Homework, seminars and group projects might be the bread and butter of educational institutions, but some restaurants are borrowing those collegiate touches to cut employee turnover.
“We’re all trying to unlock the secret of how to convert someone that might have a flirtatious relationship with the restaurant industry into a committed long-term relationship,” says Garrett Harker, owner of eight restaurants in Boston, including Eastern Standard, The Hawthorne and Branch Line.
To do that, Harker has created an environment where staff can learn for the sake of learning and chase their passions. “Nothing is off limits,” he says. “That’s been a big defining characteristic for us—it’s a liberal arts education as opposed to a strictly industry education.”
Here’s how operators are schooling employees—don’t forget to take notes.
Harker does not like using the “millennial” word, but he says the generation has influenced the way he operates his business. “Any field of knowledge is available to them at their fingertips,” he says.
In the past, restaurants would put some effort into teaching employees about the wine list or the menu. At Harker's restaurants, employees have the opportunity to present to the team before shifts on any passion or hobby they have—even if it doesn’t directly relate to the industry.
For instance, he asked a manager pursuing her doctorate in opera performance to make a presentation on the topic to the team. “It’s easy to see how the appreciation of a craft can inspire employees,” he says. “If I spark that in an employee and cut them loose on the floor, that might give them the lift they need to create those experiences for guests.”
At Branch Line, Harker’s concept focused on rotisserie meats and veggies, a manager started Branch Line University. As part of the program, employees teach a seminar once a week on a topic of their choice. Not only does the sharing of expertise engage fellow team members, but it gives presenters the opportunity to develop their teaching skills and boost their confidence, he says.
North Peak Brewing Co., Traverse City, Mich., is opening a brewpub in Detroit that doubles as a training site for fermentation science majors. The operator is partnering with Eastern Michigan University for a 10-week course, where half of enrollment is reserved for women and minorities, according to Eater Detroit. The goal is to add more diversity to the industry, according to the publication. The beer produced from the program will be tapped at North Peak’s new restaurant.

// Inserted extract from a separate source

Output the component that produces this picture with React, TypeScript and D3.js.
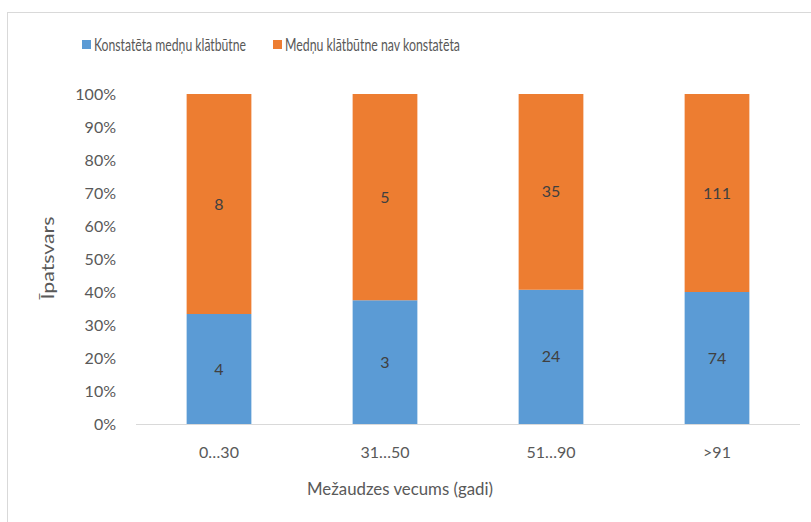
import React, { useEffect, useRef } from "react"
import * as d3 from "d3"

const categories = ["0…30", "31…50", "51…90", ">91"]
const seriesNames = ["Konstatēta medņu klātbūtne", "Medņu klātbūtne nav konstatēta"]
const present = [4, 3, 24, 74]
const absent = [8, 5, 35, 111]
const yTicks = [0, 0.1, 0.2, 0.3, 0.4, 0.5, 0.6, 0.7, 0.8, 0.9, 1]
const colors = ["#5B9BD5", "#ED7D31"]

const FONT = "Lato, 'Open Sans', sans-serif"
const TEXT = "#595959"

export default function App() {
  const ref = useRef<SVGSVGElement>(null)

  useEffect(() => {
    const svg = d3.select(ref.current)
    svg.selectAll("*").remove()

    const W = 811, H = 522
    const left = 136, right = 800, top = 94, bottom = 424

    // outer chart frame (cropped on right/bottom)
    svg.append("rect").attr("x", 7.5).attr("y", 12.5).attr("width", 830).attr("height", 540)
      .attr("fill", "white").attr("stroke", "#d9d9d9").attr("stroke-width", 1)

    const x = d3.scaleBand().domain(categories).range([left, right]).paddingInner(0.61).paddingOuter(0.305)
    const y = d3.scaleLinear().domain([0, 1]).range([bottom, top])

    const rows = categories.map((c, i) => ({ cat: c, a: present[i], b: absent[i] }))
    const stack = d3.stack<any>().keys(["a", "b"]).offset(d3.stackOffsetExpand)(rows)

    stack.forEach((layer, si) => {
      const g = svg.append("g")
      g.selectAll("rect").data(layer).enter().append("rect")
        .attr("x", d => x(d.data.cat)!)
        .attr("width", x.bandwidth())
        .attr("y", d => y(d[1]))
        .attr("height", d => y(d[0]) - y(d[1]))
        .attr("fill", colors[si])
      g.selectAll("text").data(layer).enter().append("text")
        .attr("x", d => x(d.data.cat)! + x.bandwidth() / 2)
        .attr("y", d => (y(d[0]) + y(d[1])) / 2)
        .attr("dy", "0.35em")
        .attr("text-anchor", "middle")
        .attr("font-family", FONT).attr("font-size", 16).attr("fill", "#404040")
        .text(d => d.data[layer.key])
    })

    // x axis line
    svg.append("line").attr("x1", left).attr("x2", right).attr("y1", bottom + 0.5).attr("y2", bottom + 0.5)
      .attr("stroke", "#d9d9d9")

    // y tick labels
    svg.append("g").selectAll("text").data(yTicks).enter().append("text")
      .attr("x", 116).attr("y", d => y(d)).attr("dy", "0.35em")
      .attr("text-anchor", "end")
      .attr("font-family", FONT).attr("font-size", 16).attr("fill", TEXT)
      .text(d => d3.format(".0%")(d))

    // category labels
    svg.append("g").selectAll("text").data(categories).enter().append("text")
      .attr("x", d => x(d)! + x.bandwidth() / 2).attr("y", 452).attr("dy", "0.35em")
      .attr("text-anchor", "middle")
      .attr("font-family", FONT).attr("font-size", 16).attr("fill", TEXT)
      .text(d => d)

    // axis titles
    svg.append("text").attr("x", 400).attr("y", 489).attr("dy", "0.35em").attr("text-anchor", "middle")
      .attr("font-family", FONT).attr("font-size", 18).attr("fill", TEXT)
      .attr("textLength", 186).attr("lengthAdjust", "spacingAndGlyphs")
      .text("Mežaudzes vecums (gadi)")
    svg.append("text").attr("transform", "translate(48,258) rotate(-90)").attr("dy", "0.35em")
      .attr("text-anchor", "middle")
      .attr("font-family", FONT).attr("font-size", 18).attr("fill", TEXT)
      .attr("textLength", 83).attr("lengthAdjust", "spacingAndGlyphs")
      .text("Īpatsvars")

    // legend
    const legendX = [82, 273]
    const legendLen = [152, 175]
    seriesNames.forEach((name, i) => {
      svg.append("rect").attr("x", legendX[i]).attr("y", 40).attr("width", 9).attr("height", 9).attr("fill", colors[i])
      svg.append("text").attr("x", legendX[i] + 12).attr("y", 45).attr("dy", "0.35em")
        .attr("font-family", FONT).attr("font-size", 17).attr("fill", TEXT)
        .attr("textLength", legendLen[i]).attr("lengthAdjust", "spacingAndGlyphs")
        .text(name)
    })

    svg.attr("width", W).attr("height", H)
  }, [])

  return (
    <div style={{ position: "absolute", left: 0, top: 0 }}>
      <svg ref={ref} width={811} height={522} style={{ display: "block" }} />
    </div>
  )
}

For Dabba, an international-fusion fast casual in San Francisco, functioning like a business school is helping the city’s low-income workers advance in their careers. CEO Andy Mercy works to increase staff’s business IQ by training them on everything from managing labor cost to mentorship.
For each position, employees can earn the rookie, expert and master level. To gain the master level, which includes equity in the business, profit-sharing and a $23-an-hour wage, workers have to earn a training certification.
The program trains workers in coaching methodologies and safe-space communication. “I want everyone to have training in a form of communication that will go with them wherever they go in their careers,” Mercy says.